Now let's transcribe and translate a DNA Sequence. To do this, jump to the translation tool, or click this link: translation tool. Best to open this in a seperate tab. Paste the forward strand into the text box and click "translate".

You will see that there are in fact 6 different translations. This is because there are two strands (forward and reverse) and each of these has 3 possible "frame shifts". A "frame shift" corresponds to the fact that the 3 nucleotide codons can start at postion 1, 2, or 3 of the sequence. Starting at position 4 basically gives the same thing as starting at position 1 without the first codon. Which translation gives the longest protein?

How well do you understand the codon table? Here is the codon table shown earlier today: Codon table from Wikipedia. Modify the sequence given above to produce a sequence of the same length, but starts with a start codon (codes for Methionine) and ends with a stop codon.

Now let's look at a real world example. First, in a new window or tab, let's go to NCBI's nuceotide search tool: NCBI Nucleotide. You could right click this link and open in a new tab.

In the search box, search for the gene name "vrs1". You will see that the first hit is a "gene" and the second hit is an mRNA, the transcribed sequence. We want the mRNA. Click the "FASTA" link below the second search result. It should be 1313nt long.
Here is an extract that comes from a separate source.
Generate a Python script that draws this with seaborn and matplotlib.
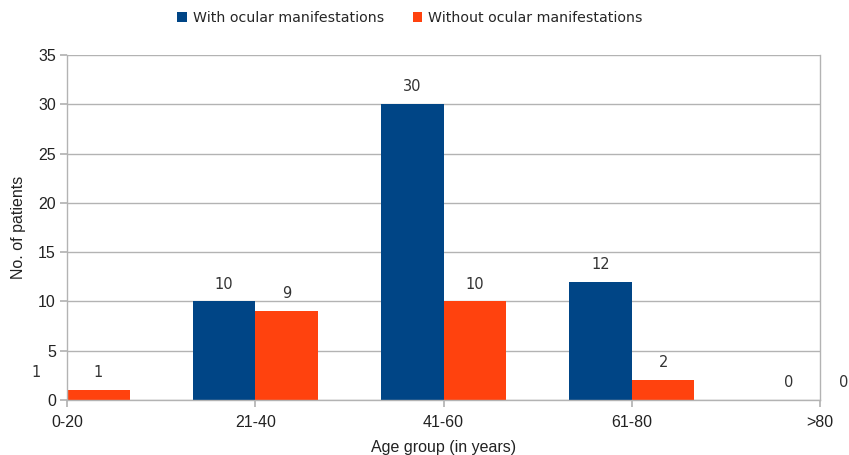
import matplotlib
matplotlib.use("Agg")
import matplotlib.pyplot as plt
import seaborn as sns
import pandas as pd
from matplotlib.patches import Patch

age_groups = ["0-20", "21-40", "41-60", "61-80", ">80"]
with_ocular = [1, 10, 30, 12, 0]
without_ocular = [1, 9, 10, 2, 0]
series_names = ["With ocular manifestations", "Without ocular manifestations"]
colors = ["#004586", "#FF420E"]

df = pd.DataFrame({
    "age": age_groups * 2,
    "count": with_ocular + without_ocular,
    "series": [series_names[0]] * len(age_groups) + [series_names[1]] * len(age_groups),
})

sns.set_theme(style="white")
plt.rcParams["font.family"] = ["Liberation Sans", "DejaVu Sans"]

fig = plt.figure(figsize=(8.49, 4.55), dpi=100)
ax = fig.add_axes([67/849, 55/455, (820-67)/849, (400-55)/455])

sns.barplot(data=df, x="age", y="count", hue="series", palette=colors,
            width=0.666, ax=ax, saturation=1, legend=False, errorbar=None)

labels = []
for p in ax.patches:
    p.set_edgecolor("none")
    p.set_clip_on(True)
    h = p.get_height()
    xc = p.get_x() + p.get_width() / 2
    t = ax.annotate(f"{int(round(h))}", xy=(xc, h), xytext=(0, 12.5),
                    textcoords="offset points", ha="center", va="center",
                    fontsize=10.5, color="#333333", family="DejaVu Sans",
                    annotation_clip=False)
    labels.append(t)

ax.set_xlim(0, 4)
ax.set_ylim(0, 35)
ax.set_yticks(range(0, 36, 5))
ax.yaxis.grid(True, color="#b3b3b3", linewidth=1)
ax.set_axisbelow(True)
for s in ax.spines.values():
    s.set_color("#b3b3b3")
    s.set_linewidth(1)
ax.spines["top"].set_visible(False)
ax.tick_params(axis="y", which="both", left=True, length=5, color="#b3b3b3",
               labelsize=11.5, labelcolor="#222222", pad=3)
ax.tick_params(axis="x", bottom=True, length=5, color="#b3b3b3",
               labelsize=11.5, labelcolor="#222222", pad=6)
ax.set_xlabel("Age group (in years)", fontsize=11.5, color="#222222", labelpad=7)
ax.set_ylabel("No. of patients", fontsize=11.5, color="#222222", labelpad=9)

handles = [Patch(facecolor=c, edgecolor="none") for c in colors]
fig.legend(handles, series_names, loc="center", bbox_to_anchor=(410/849, 1 - 18/455),
           ncol=2, frameon=False, handlelength=0.7, handleheight=0.7,
           handletextpad=0.4, columnspacing=2.0,
           prop={"family": "DejaVu Sans", "size": 10.2})

# keep data labels that would fall past the right edge partly visible
fig.canvas.draw()
renderer = fig.canvas.get_renderer()
W = fig.bbox.width
for t in labels:
    bb = t.get_window_extent(renderer)
    if bb.x1 > W - 1:
        t.set_position((-(bb.x1 - (W - 1)) * 72 / fig.dpi, 12.5))

fig.savefig("out.png", dpi=100, facecolor="white")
Now let's copy this sequence and paste it into the translation tool. Translate it! Which translation is longest? Which translation is correct? Let's find out. Let's open NCBI's Protein database here: NCBI Protein. Search for the same protein in the database "vrs1". The result is the first hit. Let's click the "FASTA" link. It should be a 222aa protein. Now which translation from before is the correct one?